Every line below should be copied exactly; drop the pictures.

begin Information shown

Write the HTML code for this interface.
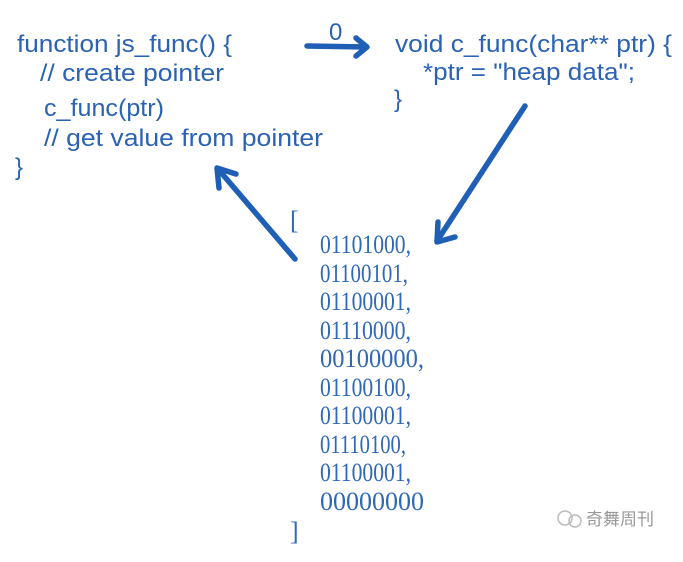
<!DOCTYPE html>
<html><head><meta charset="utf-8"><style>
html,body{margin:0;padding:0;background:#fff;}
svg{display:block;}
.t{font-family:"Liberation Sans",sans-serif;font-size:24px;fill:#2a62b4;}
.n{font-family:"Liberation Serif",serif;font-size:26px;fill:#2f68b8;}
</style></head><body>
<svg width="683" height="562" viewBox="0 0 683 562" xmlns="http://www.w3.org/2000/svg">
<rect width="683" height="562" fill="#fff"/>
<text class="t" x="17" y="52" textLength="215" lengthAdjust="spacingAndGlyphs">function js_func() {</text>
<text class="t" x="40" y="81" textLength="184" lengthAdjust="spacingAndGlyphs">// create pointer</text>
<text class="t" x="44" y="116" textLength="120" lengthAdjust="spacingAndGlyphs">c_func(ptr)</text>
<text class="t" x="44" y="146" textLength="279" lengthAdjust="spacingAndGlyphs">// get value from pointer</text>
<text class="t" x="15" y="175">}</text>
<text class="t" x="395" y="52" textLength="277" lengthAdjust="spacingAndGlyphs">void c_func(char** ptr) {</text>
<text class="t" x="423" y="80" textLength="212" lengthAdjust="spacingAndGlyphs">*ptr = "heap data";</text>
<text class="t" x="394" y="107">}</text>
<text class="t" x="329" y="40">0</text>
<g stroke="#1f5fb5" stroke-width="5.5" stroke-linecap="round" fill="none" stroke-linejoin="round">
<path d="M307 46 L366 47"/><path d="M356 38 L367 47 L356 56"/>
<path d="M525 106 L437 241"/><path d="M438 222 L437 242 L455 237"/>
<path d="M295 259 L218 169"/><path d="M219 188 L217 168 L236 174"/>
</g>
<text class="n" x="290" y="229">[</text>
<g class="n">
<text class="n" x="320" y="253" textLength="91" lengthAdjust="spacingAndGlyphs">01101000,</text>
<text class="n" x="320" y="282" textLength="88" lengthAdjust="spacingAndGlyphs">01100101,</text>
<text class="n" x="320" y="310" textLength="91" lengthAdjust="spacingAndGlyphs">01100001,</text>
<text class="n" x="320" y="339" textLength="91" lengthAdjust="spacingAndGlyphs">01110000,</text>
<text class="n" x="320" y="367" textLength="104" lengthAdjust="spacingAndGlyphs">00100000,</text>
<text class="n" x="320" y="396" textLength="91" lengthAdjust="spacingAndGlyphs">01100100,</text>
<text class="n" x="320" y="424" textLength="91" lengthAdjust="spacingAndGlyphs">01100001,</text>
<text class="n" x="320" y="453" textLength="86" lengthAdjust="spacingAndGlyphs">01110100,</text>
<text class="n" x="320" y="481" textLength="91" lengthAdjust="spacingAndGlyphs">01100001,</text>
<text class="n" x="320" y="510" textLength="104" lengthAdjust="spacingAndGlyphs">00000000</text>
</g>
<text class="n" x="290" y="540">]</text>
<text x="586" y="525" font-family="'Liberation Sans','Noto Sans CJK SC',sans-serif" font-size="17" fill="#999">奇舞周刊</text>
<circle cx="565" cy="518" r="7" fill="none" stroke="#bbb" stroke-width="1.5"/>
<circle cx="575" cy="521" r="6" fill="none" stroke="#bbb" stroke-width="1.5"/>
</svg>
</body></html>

end Information shown

-- Correct result --
Write the HTML code for this interface.
<!DOCTYPE html>
<html><head><meta charset="utf-8"><style>
html,body{margin:0;padding:0;background:#fff;}
svg{display:block;}
.t{font-family:"Liberation Sans",sans-serif;font-size:24px;fill:#2a62b4;}
.n{font-family:"Liberation Serif",serif;font-size:26px;fill:#2f68b8;}
</style></head><body>
<svg width="683" height="562" viewBox="0 0 683 562" xmlns="http://www.w3.org/2000/svg">
<rect width="683" height="562" fill="#fff"/>
<text class="t" x="17" y="52" textLength="215" lengthAdjust="spacingAndGlyphs">function js_func() {</text>
<text class="t" x="40" y="81" textLength="184" lengthAdjust="spacingAndGlyphs">// create pointer</text>
<text class="t" x="44" y="116" textLength="120" lengthAdjust="spacingAndGlyphs">c_func(ptr)</text>
<text class="t" x="44" y="146" textLength="279" lengthAdjust="spacingAndGlyphs">// get value from pointer</text>
<text class="t" x="15" y="175">}</text>
<text class="t" x="395" y="52" textLength="277" lengthAdjust="spacingAndGlyphs">void c_func(char** ptr) {</text>
<text class="t" x="423" y="80" textLength="212" lengthAdjust="spacingAndGlyphs">*ptr = "heap data";</text>
<text class="t" x="394" y="107">}</text>
<text class="t" x="329" y="40">0</text>
<g stroke="#1f5fb5" stroke-width="5.5" stroke-linecap="round" fill="none" stroke-linejoin="round">
<path d="M307 46 L366 47"/><path d="M356 38 L367 47 L356 56"/>
<path d="M525 106 L437 241"/><path d="M438 222 L437 242 L455 237"/>
<path d="M295 259 L218 169"/><path d="M219 188 L217 168 L236 174"/>
</g>
<text class="n" x="290" y="229">[</text>
<g class="n">
<text class="n" x="320" y="253" textLength="91" lengthAdjust="spacingAndGlyphs">01101000,</text>
<text class="n" x="320" y="282" textLength="88" lengthAdjust="spacingAndGlyphs">01100101,</text>
<text class="n" x="320" y="310" textLength="91" lengthAdjust="spacingAndGlyphs">01100001,</text>
<text class="n" x="320" y="339" textLength="91" lengthAdjust="spacingAndGlyphs">01110000,</text>
<text class="n" x="320" y="367" textLength="104" lengthAdjust="spacingAndGlyphs">00100000,</text>
<text class="n" x="320" y="396" textLength="91" lengthAdjust="spacingAndGlyphs">01100100,</text>
<text class="n" x="320" y="424" textLength="91" lengthAdjust="spacingAndGlyphs">01100001,</text>
<text class="n" x="320" y="453" textLength="86" lengthAdjust="spacingAndGlyphs">01110100,</text>
<text class="n" x="320" y="481" textLength="91" lengthAdjust="spacingAndGlyphs">01100001,</text>
<text class="n" x="320" y="510" textLength="104" lengthAdjust="spacingAndGlyphs">00000000</text>
</g>
<text class="n" x="290" y="540">]</text>
<text x="586" y="525" font-family="'Liberation Sans','Noto Sans CJK SC',sans-serif" font-size="17" fill="#999">奇舞周刊</text>
<circle cx="565" cy="518" r="7" fill="none" stroke="#bbb" stroke-width="1.5"/>
<circle cx="575" cy="521" r="6" fill="none" stroke="#bbb" stroke-width="1.5"/>
</svg>
</body></html>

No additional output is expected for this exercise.